Give the listing again character for character, but drop the images.

-------------------------

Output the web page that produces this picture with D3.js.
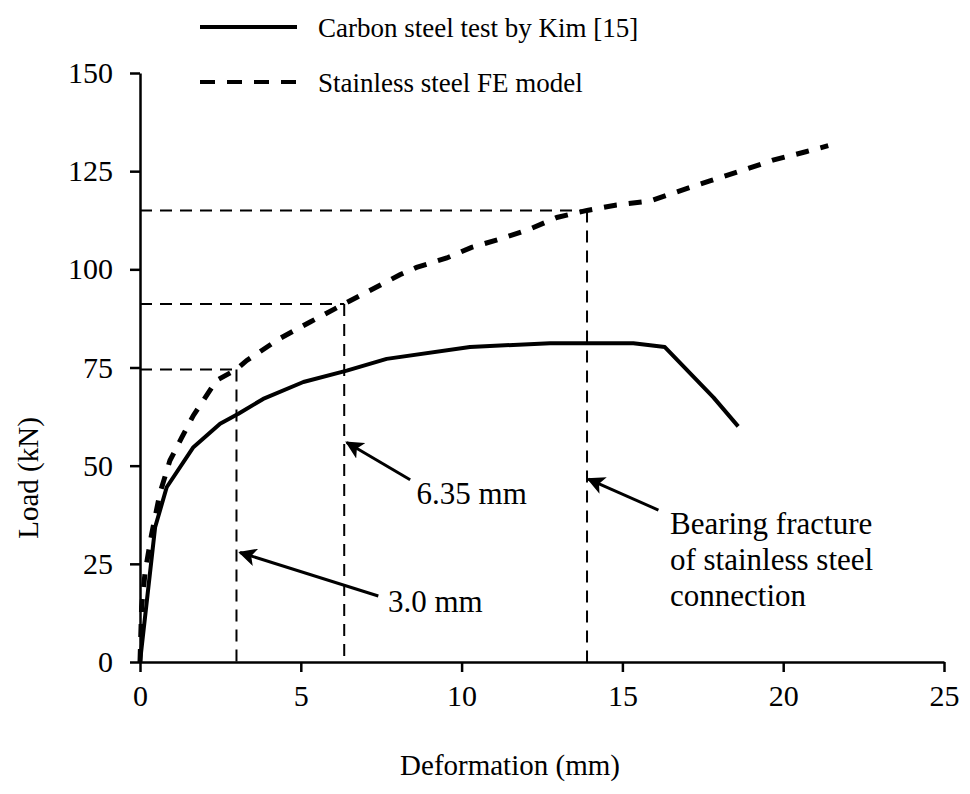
<!DOCTYPE html>
<html>
<head>
<meta charset="utf-8">
<script src="https://cdn.jsdelivr.net/npm/d3@7"></script>
<style>
  html, body { margin: 0; padding: 0; background: #fff; }
  svg { display: block; }
  text { font-family: "Liberation Serif", "Times New Roman", serif; fill: #000; }
</style>
</head>
<body>
<svg id="chart" width="970" height="794"></svg>
<script>
// Load–deformation data (deformation in mm, load in kN)
const carbonDeformation = [0, 0.47, 0.83, 1.66, 2.49, 3.06, 3.83, 5.08, 6.43, 7.67, 10.26, 12.75, 15.34, 16.32, 17.83, 18.6];
const carbonLoad        = [0, 34.3, 44.5, 54.7, 60.7, 63.2, 67.0, 71.3, 74.2, 77.2, 80.2, 81.2, 81.2, 80.2, 67.4, 60.0];

const stainlessDeformation = [0, 0.05, 0.16, 0.36, 0.62, 0.93, 1.30, 1.66, 2.38, 3.0, 3.32, 4.35, 5.29, 6.35, 8.08, 8.6, 9.54, 10.31, 11.19, 12.07, 12.96, 13.9, 14.82, 15.86, 16.79, 17.72, 18.66, 19.68, 20.73, 21.4];
const stainlessLoad        = [0, 14.0, 23.0, 32.5, 43.0, 51.3, 57.2, 62.8, 71.7, 74.5, 76.8, 82.4, 86.6, 91.2, 98.6, 100.5, 102.9, 105.6, 107.7, 110.1, 113.2, 115.0, 116.4, 117.4, 120.0, 122.5, 125.0, 127.8, 130.0, 131.5];

// Guide lines marking deformation limits on the FE curve
const guideDeformation = [3.0, 6.35, 13.9];
const guideLoad        = [74.5, 91.2, 115.0];

const xTicks = [0, 5, 10, 15, 20, 25];
const yTicks = [0, 25, 50, 75, 100, 125, 150];

const seriesNames = ["Carbon steel test by Kim [15]", "Stainless steel FE model"];

// Annotation labels: arrow tip, arrow tail and text anchor (data units)
const noteLines = [["6.35 mm"], ["3.0 mm"], ["Bearing fracture", "of stainless steel", "connection"]];
const noteTip   = [[6.43, 55.9], [3.11, 27.9], [13.94, 46.6]];
const noteTail  = [[8.4, 46.4], [7.41, 16.8], [16.12, 38.7]];
const noteText  = [[8.6, 40.3], [7.71, 12.8], [16.48, 32.7]];

const svg = d3.select("#chart");

const x = d3.scaleLinear().domain([0, 25]).range([140, 944]);
const y = d3.scaleLinear().domain([0, 150]).range([662, 73]);

// Axes
const xAxis = svg.append("g")
  .attr("transform", `translate(0,${y(0)})`)
  .call(d3.axisBottom(x).tickValues(xTicks).tickSize(10).tickSizeOuter(0).tickPadding(14));
const yAxis = svg.append("g")
  .attr("transform", `translate(${x(0)},0)`)
  .call(d3.axisLeft(y).tickValues(yTicks).tickSize(10).tickSizeOuter(0).tickPadding(17));

[xAxis, yAxis].forEach(g => {
  g.select(".domain").attr("stroke", "#000").attr("stroke-width", 2.5);
  g.selectAll(".tick line").attr("stroke", "#000").attr("stroke-width", 2.5);
  g.selectAll(".tick text")
    .style("font-family", '"Liberation Serif", "Times New Roman", serif')
    .style("font-size", "30px")
    .attr("fill", "#000");
});
xAxis.selectAll(".tick text").attr("dy", "0.66em");

// Axis titles
svg.append("text")
  .attr("x", 510).attr("y", 775)
  .attr("text-anchor", "middle")
  .style("font-size", "29px")
  .text("Deformation (mm)");
svg.append("text")
  .attr("transform", `translate(38,478) rotate(-90)`)
  .attr("text-anchor", "middle")
  .style("font-size", "29px")
  .text("Load (kN)");

// Guide lines (horizontal to the y axis, vertical down to the x axis)
const guides = svg.append("g")
  .attr("fill", "none")
  .attr("stroke", "#000")
  .attr("stroke-width", 2)
  .attr("stroke-dasharray", "12,8");
guideDeformation.forEach((d, i) => {
  guides.append("line")
    .attr("x1", x(0)).attr("x2", x(d))
    .attr("y1", y(guideLoad[i])).attr("y2", y(guideLoad[i]));
  guides.append("line")
    .attr("x1", x(d)).attr("x2", x(d))
    .attr("y1", y(guideLoad[i])).attr("y2", y(0));
});

// Curves
const line = d3.line().x(d => x(d[0])).y(d => y(d[1]));
const carbonPts = carbonDeformation.map((d, i) => [d, carbonLoad[i]]);
const stainlessPts = stainlessDeformation.map((d, i) => [d, stainlessLoad[i]]);

svg.append("path")
  .datum(carbonPts)
  .attr("d", line)
  .attr("fill", "none")
  .attr("stroke", "#000")
  .attr("stroke-width", 4)
  .attr("stroke-linejoin", "round");

svg.append("path")
  .datum(stainlessPts)
  .attr("d", line)
  .attr("fill", "none")
  .attr("stroke", "#000")
  .attr("stroke-width", 5)
  .attr("stroke-dasharray", "13,12");

// Legend
const legendY = [27, 82];
const legend = svg.append("g");
legend.append("line")
  .attr("x1", 200).attr("x2", 297).attr("y1", legendY[0]).attr("y2", legendY[0])
  .attr("stroke", "#000").attr("stroke-width", 4);
legend.append("line")
  .attr("x1", 200).attr("x2", 297).attr("y1", legendY[1]).attr("y2", legendY[1])
  .attr("stroke", "#000").attr("stroke-width", 4).attr("stroke-dasharray", "15,12");
seriesNames.forEach((name, i) => {
  legend.append("text")
    .attr("x", 318).attr("y", legendY[i] + 10)
    .style("font-size", "27px")
    .text(name);
});

// Arrow annotations
const defs = svg.append("defs");
defs.append("marker")
  .attr("id", "arrowhead")
  .attr("viewBox", "0 0 10 10")
  .attr("refX", 9).attr("refY", 5)
  .attr("markerWidth", 6).attr("markerHeight", 6)
  .attr("markerUnits", "strokeWidth")
  .attr("orient", "auto")
  .append("path")
  .attr("d", "M0,0 L10,5 L0,10 L2.5,5 Z")
  .attr("fill", "#000");

noteLines.forEach((lines, i) => {
  svg.append("line")
    .attr("x1", x(noteTail[i][0])).attr("y1", y(noteTail[i][1]))
    .attr("x2", x(noteTip[i][0])).attr("y2", y(noteTip[i][1]))
    .attr("stroke", "#000").attr("stroke-width", 3)
    .attr("marker-end", "url(#arrowhead)");
  const t = svg.append("text")
    .attr("x", x(noteText[i][0])).attr("y", y(noteText[i][1]))
    .style("font-size", "31px");
  lines.forEach((s, j) => {
    t.append("tspan")
      .attr("x", x(noteText[i][0]))
      .attr("dy", j === 0 ? 0 : 36)
      .text(s);
  });
});
</script>
</body>
</html>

-------------------------

WORKED ANSWER:
Output the web page that produces this picture with D3.js.
<!DOCTYPE html>
<html>
<head>
<meta charset="utf-8">
<script src="https://cdn.jsdelivr.net/npm/d3@7"></script>
<style>
  html, body { margin: 0; padding: 0; background: #fff; }
  svg { display: block; }
  text { font-family: "Liberation Serif", "Times New Roman", serif; fill: #000; }
</style>
</head>
<body>
<svg id="chart" width="970" height="794"></svg>
<script>
// Load–deformation data (deformation in mm, load in kN)
const carbonDeformation = [0, 0.47, 0.83, 1.66, 2.49, 3.06, 3.83, 5.08, 6.43, 7.67, 10.26, 12.75, 15.34, 16.32, 17.83, 18.6];
const carbonLoad        = [0, 34.3, 44.5, 54.7, 60.7, 63.2, 67.0, 71.3, 74.2, 77.2, 80.2, 81.2, 81.2, 80.2, 67.4, 60.0];

const stainlessDeformation = [0, 0.05, 0.16, 0.36, 0.62, 0.93, 1.30, 1.66, 2.38, 3.0, 3.32, 4.35, 5.29, 6.35, 8.08, 8.6, 9.54, 10.31, 11.19, 12.07, 12.96, 13.9, 14.82, 15.86, 16.79, 17.72, 18.66, 19.68, 20.73, 21.4];
const stainlessLoad        = [0, 14.0, 23.0, 32.5, 43.0, 51.3, 57.2, 62.8, 71.7, 74.5, 76.8, 82.4, 86.6, 91.2, 98.6, 100.5, 102.9, 105.6, 107.7, 110.1, 113.2, 115.0, 116.4, 117.4, 120.0, 122.5, 125.0, 127.8, 130.0, 131.5];

// Guide lines marking deformation limits on the FE curve
const guideDeformation = [3.0, 6.35, 13.9];
const guideLoad        = [74.5, 91.2, 115.0];

const xTicks = [0, 5, 10, 15, 20, 25];
const yTicks = [0, 25, 50, 75, 100, 125, 150];

const seriesNames = ["Carbon steel test by Kim [15]", "Stainless steel FE model"];

// Annotation labels: arrow tip, arrow tail and text anchor (data units)
const noteLines = [["6.35 mm"], ["3.0 mm"], ["Bearing fracture", "of stainless steel", "connection"]];
const noteTip   = [[6.43, 55.9], [3.11, 27.9], [13.94, 46.6]];
const noteTail  = [[8.4, 46.4], [7.41, 16.8], [16.12, 38.7]];
const noteText  = [[8.6, 40.3], [7.71, 12.8], [16.48, 32.7]];

const svg = d3.select("#chart");

const x = d3.scaleLinear().domain([0, 25]).range([140, 944]);
const y = d3.scaleLinear().domain([0, 150]).range([662, 73]);

// Axes
const xAxis = svg.append("g")
  .attr("transform", `translate(0,${y(0)})`)
  .call(d3.axisBottom(x).tickValues(xTicks).tickSize(10).tickSizeOuter(0).tickPadding(14));
const yAxis = svg.append("g")
  .attr("transform", `translate(${x(0)},0)`)
  .call(d3.axisLeft(y).tickValues(yTicks).tickSize(10).tickSizeOuter(0).tickPadding(17));

[xAxis, yAxis].forEach(g => {
  g.select(".domain").attr("stroke", "#000").attr("stroke-width", 2.5);
  g.selectAll(".tick line").attr("stroke", "#000").attr("stroke-width", 2.5);
  g.selectAll(".tick text")
    .style("font-family", '"Liberation Serif", "Times New Roman", serif')
    .style("font-size", "30px")
    .attr("fill", "#000");
});
xAxis.selectAll(".tick text").attr("dy", "0.66em");

// Axis titles
svg.append("text")
  .attr("x", 510).attr("y", 775)
  .attr("text-anchor", "middle")
  .style("font-size", "29px")
  .text("Deformation (mm)");
svg.append("text")
  .attr("transform", `translate(38,478) rotate(-90)`)
  .attr("text-anchor", "middle")
  .style("font-size", "29px")
  .text("Load (kN)");

// Guide lines (horizontal to the y axis, vertical down to the x axis)
const guides = svg.append("g")
  .attr("fill", "none")
  .attr("stroke", "#000")
  .attr("stroke-width", 2)
  .attr("stroke-dasharray", "12,8");
guideDeformation.forEach((d, i) => {
  guides.append("line")
    .attr("x1", x(0)).attr("x2", x(d))
    .attr("y1", y(guideLoad[i])).attr("y2", y(guideLoad[i]));
  guides.append("line")
    .attr("x1", x(d)).attr("x2", x(d))
    .attr("y1", y(guideLoad[i])).attr("y2", y(0));
});

// Curves
const line = d3.line().x(d => x(d[0])).y(d => y(d[1]));
const carbonPts = carbonDeformation.map((d, i) => [d, carbonLoad[i]]);
const stainlessPts = stainlessDeformation.map((d, i) => [d, stainlessLoad[i]]);

svg.append("path")
  .datum(carbonPts)
  .attr("d", line)
  .attr("fill", "none")
  .attr("stroke", "#000")
  .attr("stroke-width", 4)
  .attr("stroke-linejoin", "round");

svg.append("path")
  .datum(stainlessPts)
  .attr("d", line)
  .attr("fill", "none")
  .attr("stroke", "#000")
  .attr("stroke-width", 5)
  .attr("stroke-dasharray", "13,12");

// Legend
const legendY = [27, 82];
const legend = svg.append("g");
legend.append("line")
  .attr("x1", 200).attr("x2", 297).attr("y1", legendY[0]).attr("y2", legendY[0])
  .attr("stroke", "#000").attr("stroke-width", 4);
legend.append("line")
  .attr("x1", 200).attr("x2", 297).attr("y1", legendY[1]).attr("y2", legendY[1])
  .attr("stroke", "#000").attr("stroke-width", 4).attr("stroke-dasharray", "15,12");
seriesNames.forEach((name, i) => {
  legend.append("text")
    .attr("x", 318).attr("y", legendY[i] + 10)
    .style("font-size", "27px")
    .text(name);
});

// Arrow annotations
const defs = svg.append("defs");
defs.append("marker")
  .attr("id", "arrowhead")
  .attr("viewBox", "0 0 10 10")
  .attr("refX", 9).attr("refY", 5)
  .attr("markerWidth", 6).attr("markerHeight", 6)
  .attr("markerUnits", "strokeWidth")
  .attr("orient", "auto")
  .append("path")
  .attr("d", "M0,0 L10,5 L0,10 L2.5,5 Z")
  .attr("fill", "#000");

noteLines.forEach((lines, i) => {
  svg.append("line")
    .attr("x1", x(noteTail[i][0])).attr("y1", y(noteTail[i][1]))
    .attr("x2", x(noteTip[i][0])).attr("y2", y(noteTip[i][1]))
    .attr("stroke", "#000").attr("stroke-width", 3)
    .attr("marker-end", "url(#arrowhead)");
  const t = svg.append("text")
    .attr("x", x(noteText[i][0])).attr("y", y(noteText[i][1]))
    .style("font-size", "31px");
  lines.forEach((s, j) => {
    t.append("tspan")
      .attr("x", x(noteText[i][0]))
      .attr("dy", j === 0 ? 0 : 36)
      .text(s);
  });
});
</script>
</body>
</html>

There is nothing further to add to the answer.